Set exercise → Repeat everything from the first line of the listing below through the line that contains "ax.bar(x + (width", exactly. Leave out pictures.

┄┄┄┄┄┄┄┄┄┄

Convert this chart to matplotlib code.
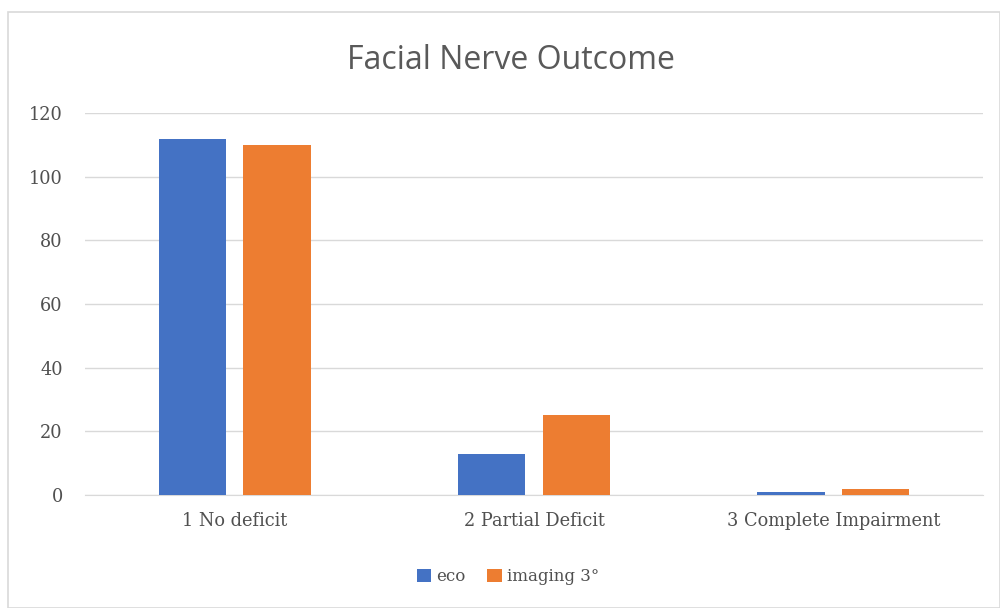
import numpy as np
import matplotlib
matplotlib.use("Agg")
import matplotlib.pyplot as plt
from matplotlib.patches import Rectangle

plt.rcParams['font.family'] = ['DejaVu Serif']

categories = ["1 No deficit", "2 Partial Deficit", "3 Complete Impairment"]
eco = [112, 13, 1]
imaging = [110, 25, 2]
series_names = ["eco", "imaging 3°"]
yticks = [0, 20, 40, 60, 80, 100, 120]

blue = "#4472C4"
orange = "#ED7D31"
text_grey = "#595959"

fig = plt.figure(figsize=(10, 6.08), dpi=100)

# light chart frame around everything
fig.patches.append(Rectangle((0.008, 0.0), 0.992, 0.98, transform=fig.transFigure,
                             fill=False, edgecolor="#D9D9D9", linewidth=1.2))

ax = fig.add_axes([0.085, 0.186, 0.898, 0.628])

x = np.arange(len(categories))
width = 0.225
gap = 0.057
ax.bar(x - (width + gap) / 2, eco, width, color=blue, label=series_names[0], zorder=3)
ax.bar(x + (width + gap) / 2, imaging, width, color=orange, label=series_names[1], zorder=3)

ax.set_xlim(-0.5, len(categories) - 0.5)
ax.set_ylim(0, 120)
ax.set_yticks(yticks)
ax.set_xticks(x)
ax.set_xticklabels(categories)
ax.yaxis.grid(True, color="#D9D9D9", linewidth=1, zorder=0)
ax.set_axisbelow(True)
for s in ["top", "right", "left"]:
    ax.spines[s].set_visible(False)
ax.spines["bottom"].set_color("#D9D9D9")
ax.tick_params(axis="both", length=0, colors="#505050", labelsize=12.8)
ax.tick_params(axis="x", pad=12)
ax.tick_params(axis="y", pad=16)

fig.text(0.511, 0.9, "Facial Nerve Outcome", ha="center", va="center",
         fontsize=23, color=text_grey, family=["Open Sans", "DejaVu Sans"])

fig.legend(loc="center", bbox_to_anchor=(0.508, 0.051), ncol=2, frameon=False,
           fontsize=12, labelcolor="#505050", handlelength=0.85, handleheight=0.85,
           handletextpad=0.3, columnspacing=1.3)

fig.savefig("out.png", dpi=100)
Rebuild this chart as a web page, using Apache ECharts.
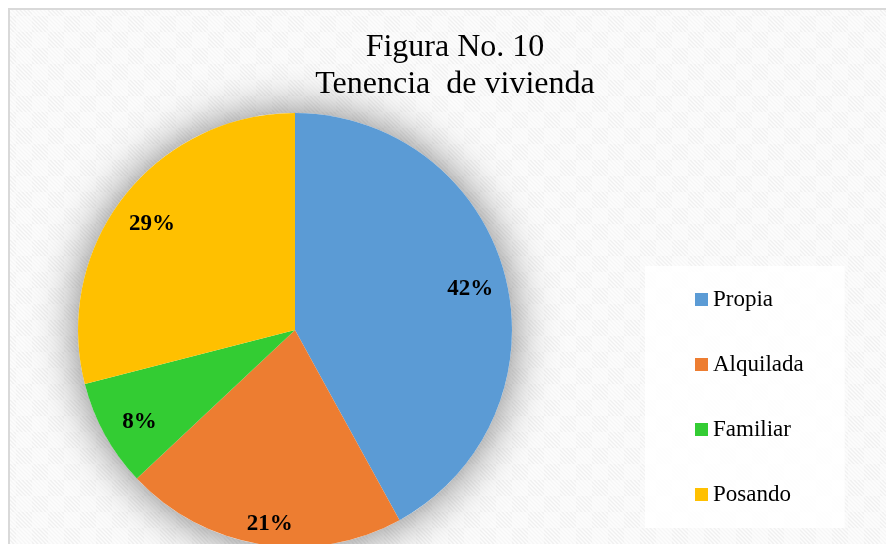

┄┄┄┄┄┄┄┄┄┄

Response to this task →
Convert this chart to matplotlib code.
import numpy as np
import matplotlib
matplotlib.use("Agg")
import matplotlib.pyplot as plt
from matplotlib.patches import Rectangle

plt.rcParams['font.family'] = ['DejaVu Serif']

categories = ["1 No deficit", "2 Partial Deficit", "3 Complete Impairment"]
eco = [112, 13, 1]
imaging = [110, 25, 2]
series_names = ["eco", "imaging 3°"]
yticks = [0, 20, 40, 60, 80, 100, 120]

blue = "#4472C4"
orange = "#ED7D31"
text_grey = "#595959"

fig = plt.figure(figsize=(10, 6.08), dpi=100)

# light chart frame around everything
fig.patches.append(Rectangle((0.008, 0.0), 0.992, 0.98, transform=fig.transFigure,
                             fill=False, edgecolor="#D9D9D9", linewidth=1.2))

ax = fig.add_axes([0.085, 0.186, 0.898, 0.628])

x = np.arange(len(categories))
width = 0.225
gap = 0.057
ax.bar(x - (width + gap) / 2, eco, width, color=blue, label=series_names[0], zorder=3)
ax.bar(x + (width + gap) / 2, imaging, width, color=orange, label=series_names[1], zorder=3)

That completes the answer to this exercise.